I took the carb apart and found a lot of hard deposits. Some passages were completely blocked. After a good cleaning, the passages were blown out with compressed air to ensure they flowed. The float was adjusted, and it was put together with new parts from a kit. It is VERY important that it goes back together completely. The kit came with a diagram that showed an exploded drawing of it, but it seemed to be missing a check ball and spring that were on the carb when it came apart. I looked in the Mercruiser shop manual and it showed these. The kit did come with them, so it was weird that it was not shown. The kits will work with a few different variations of this carb, so ensure you have the proper book for yours.
Carb rebuild


Fuel line
The old line was cut and had a ruber splice in it. It was also collasped by the carb intake, so the new one will be installed. Parts are still avalable for these engines.

This engine still uses points and condensor, so both were replaced. The point gap was set at .022, and the dwell was checked with the engine running to ensure it was correct. The dwell will show if the proper point gap is set. Cars in the 80 did not see old style ignition systems like this (they went electronic around 75) but the boats still use them. I will eventually update this distributor with an electronic unit in the future. The conversion kit installs in place of the points and condensor, and will not wear out like points do. A lot of automotive mechanics today have no clue about point type ignitions, and look at a dwell meter like it is a UFO. I still own a dwell meter and timing light, and they sure did come in handy. The cap and rotor were also replaced.
Distributor


Plug wires
The plug wires are not correct for this engine. They look like they belong to an OHV engine because of the long boots. I thought they would be OK for now, but when I ran the boat on the water for the first time, it stumbled, shook, and would not go over 1500 RPM in gear. I found 2 plug wires pulled from the plugs. When the engine is running, they work their way loose due to the extended boots.

New plugs and wires were installed. Runs much better.
Replaced


More problems
When I took the boat on the water, I found it was stalling when I tried to throttle up. The lower shift cable was binding and kinked. I was replacing the cable and found that the cable was "glued" into the bell housing with some type of thread repair material. The cable guide was stuck and wold not come out. I drilled and tried to use an easy out, and it only made things worse.
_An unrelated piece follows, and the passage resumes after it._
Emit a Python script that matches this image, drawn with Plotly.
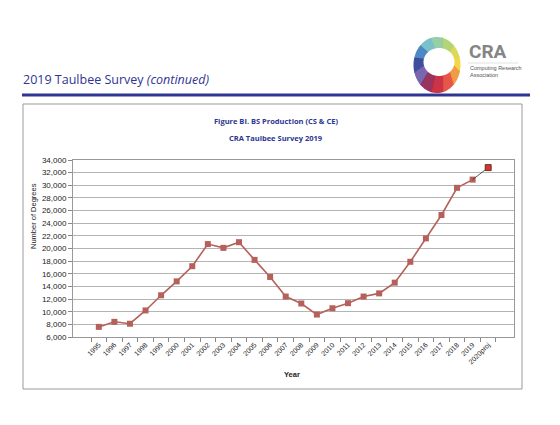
import numpy as np
import plotly.graph_objects as go

# BS production (CS & CE)
years = ['1995', '1996', '1997', '1998', '1999', '2000', '2001', '2002', '2003',
         '2004', '2005', '2006', '2007', '2008', '2009', '2010', '2011', '2012',
         '2013', '2014', '2015', '2016', '2017', '2018', '2019']
degrees = [7600, 8400, 8100, 10200, 12600, 14800, 17200, 20700, 20100,
           21000, 18200, 15500, 12400, 11300, 9550, 10550, 11350, 12400,
           12900, 14600, 17900, 21600, 25300, 29600, 30900]
proj_year = '2020proj'
proj_value = 32800
ytick_vals = list(range(6000, 34001, 2000))

navy = '#2e3592'
line_col = '#b5605a'

# plot area in px: x 73..514, y 160..337 (page 560x425)
L, R, T, B = 73, 514, 160, 337
def px(x): return (x - L) / (R - L)
def py(y): return (B - y) / (B - T)

fig = go.Figure()
fig.add_trace(go.Scatter(x=years, y=degrees, mode='lines+markers',
                         line=dict(color=line_col, width=1.6),
                         marker=dict(symbol='square', size=6, color=line_col),
                         hoverinfo='x+y'))
fig.add_trace(go.Scatter(x=[years[-1], proj_year], y=[degrees[-1], proj_value],
                         mode='lines', line=dict(color='#333333', width=0.8),
                         hoverinfo='skip'))
fig.add_trace(go.Scatter(x=[proj_year], y=[proj_value], mode='markers',
                         marker=dict(symbol='square', size=6, color='#d2382a',
                                     line=dict(color='#5a1a14', width=0.8)),
                         hoverinfo='x+y'))

shapes = []
# chart frame
shapes.append(dict(type='rect', xref='paper', yref='paper', x0=px(23), x1=px(522),
                   y0=py(389), y1=py(104), line=dict(color='#9a9a9a', width=1),
                   layer='below'))
# header rule
shapes.append(dict(type='line', xref='paper', yref='paper', x0=px(22), x1=px(530),
                   y0=py(95), y1=py(95), line=dict(color=navy, width=3)))
# thin rule under CRA
shapes.append(dict(type='line', xref='paper', yref='paper', x0=px(468), x1=px(518),
                   y0=py(63), y1=py(63), line=dict(color='#cccccc', width=0.6)))

# CRA logo ring, built from coloured sectors of a lopsided ellipse ring
ring_cols = ['#f4d23a', '#d6d64c', '#aed16a', '#8fcaa0', '#6fbcc6', '#3f7fc0',
             '#2c3f94', '#6c5aa8', '#8e2450', '#c72236', '#e4483a', '#f09236']
n = len(ring_cols)
orx, ory = 23.5, 28
irx, iry = 15.5, 14
off = (2.0, 3.0)
for i, c in enumerate(ring_cols):
    a0 = np.radians(i * 360 / n - 15)
    a1 = np.radians((i + 1) * 360 / n - 15 + 2)
    t = np.linspace(a0, a1, 12)
    outer = [(orx * np.cos(a), ory * np.sin(a)) for a in t]
    inner = [(off[0] + irx * np.cos(a), off[1] + iry * np.sin(a)) for a in t[::-1]]
    pts = outer + inner
    path = 'M ' + ' L '.join(f'{x:.2f},{y:.2f}' for x, y in pts) + ' Z'
    shapes.append(dict(type='path', xref='paper', yref='paper',
                       xsizemode='pixel', ysizemode='pixel',
                       xanchor=px(437), yanchor=py(65), path=path,
                       fillcolor=c, line=dict(width=0), opacity=0.92))

ann = []
ann.append(dict(text='2019 Taulbee Survey <i>(continued)</i>', x=px(21), y=py(79),
                xref='paper', yref='paper', xanchor='left', yanchor='middle',
                showarrow=False, font=dict(family='Open Sans', size=12.5, color=navy)))
ann.append(dict(text='<b>CRA</b>', x=px(467), y=py(51), xref='paper', yref='paper',
                xanchor='left', yanchor='middle', showarrow=False,
                font=dict(family='Roboto', size=19, color='#858585')))
ann.append(dict(text='Computing Research<br>Association', x=px(468), y=py(72),
                xref='paper', yref='paper', xanchor='left', yanchor='middle',
                align='left', showarrow=False,
                font=dict(family='Liberation Sans', size=5.5, color='#555555')))
ann.append(dict(text='<b>Figure BI. BS Production (CS &amp; CE)</b>', x=px(276), y=py(121),
                xref='paper', yref='paper', xanchor='center', yanchor='middle',
                showarrow=False, font=dict(family='Open Sans', size=7.5, color=navy)))
ann.append(dict(text='<b>CRA Taulbee Survey 2019</b>', x=px(276), y=py(138),
                xref='paper', yref='paper', xanchor='center', yanchor='middle',
                showarrow=False, font=dict(family='Open Sans', size=7.5, color=navy)))
ann.append(dict(text='Number of Degrees', x=px(33), y=py(216), xref='paper', yref='paper',
                textangle=-90, xanchor='center', yanchor='middle', showarrow=False,
                font=dict(family='Liberation Sans', size=7.5, color='#222222')))
ann.append(dict(text='<b>Year</b>', x=px(292), y=py(374), xref='paper', yref='paper',
                xanchor='center', yanchor='middle', showarrow=False,
                font=dict(family='Liberation Sans', size=7.5, color='#222222')))

fig.update_layout(
    width=560, height=425,
    margin=dict(l=L, r=560 - R, t=T, b=425 - B),
    paper_bgcolor='white', plot_bgcolor='white',
    showlegend=False,
    shapes=shapes, annotations=ann,
    xaxis=dict(type='category', categoryorder='array', categoryarray=years + [proj_year],
               tickangle=-45, tickson='boundaries', ticks='outside', ticklen=4,
               tickcolor='#888888', showline=True, linecolor='#999999', linewidth=1,
               mirror=True, showgrid=False,
               tickfont=dict(family='Liberation Sans', size=7, color='#222222')),
    yaxis=dict(range=[6000, 34000], tickvals=ytick_vals, tickformat=',d',
               ticks='outside', ticklen=4, tickcolor='#888888',
               showline=True, linecolor='#999999', linewidth=1, mirror=True,
               gridcolor='#b4b4b4', gridwidth=1.2, zeroline=False,
               tickfont=dict(family='Liberation Sans', size=8, color='#222222')),
)

# drop the default page margin so the figure sits at the window's corner
fig.write_html('out.html', config={'displayModeBar': False},
               post_script="document.body.style.margin='0';")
I could have taken it to a machine shop for a helicoil, but it was cheaper to get this transom assembly. I got the whole thing for $50 from the same guy who sold me the SEI drive. It is nice to live in Florida close to boat boneyards. Before I took it home, we removed the cable and ensured the threads were good. It was in salt water, but is in good shape. I only needed the bell housing, and the hinge pins were broken and STUCK. The pin socket would not turn the pins since there was no grip. The gimbal ring was cracked so it was cut to remove the housing, and the metal around the pins was heated with a torch. A pair of vicegrips on the pins, along with the socket was enough to get them out. I could have drilled the bolts and used an extractor tool, but this was quicker. All the threads were chased with a tap, and the housing was installed. Once installed, the shift cable was replaced, and this glitch is finished.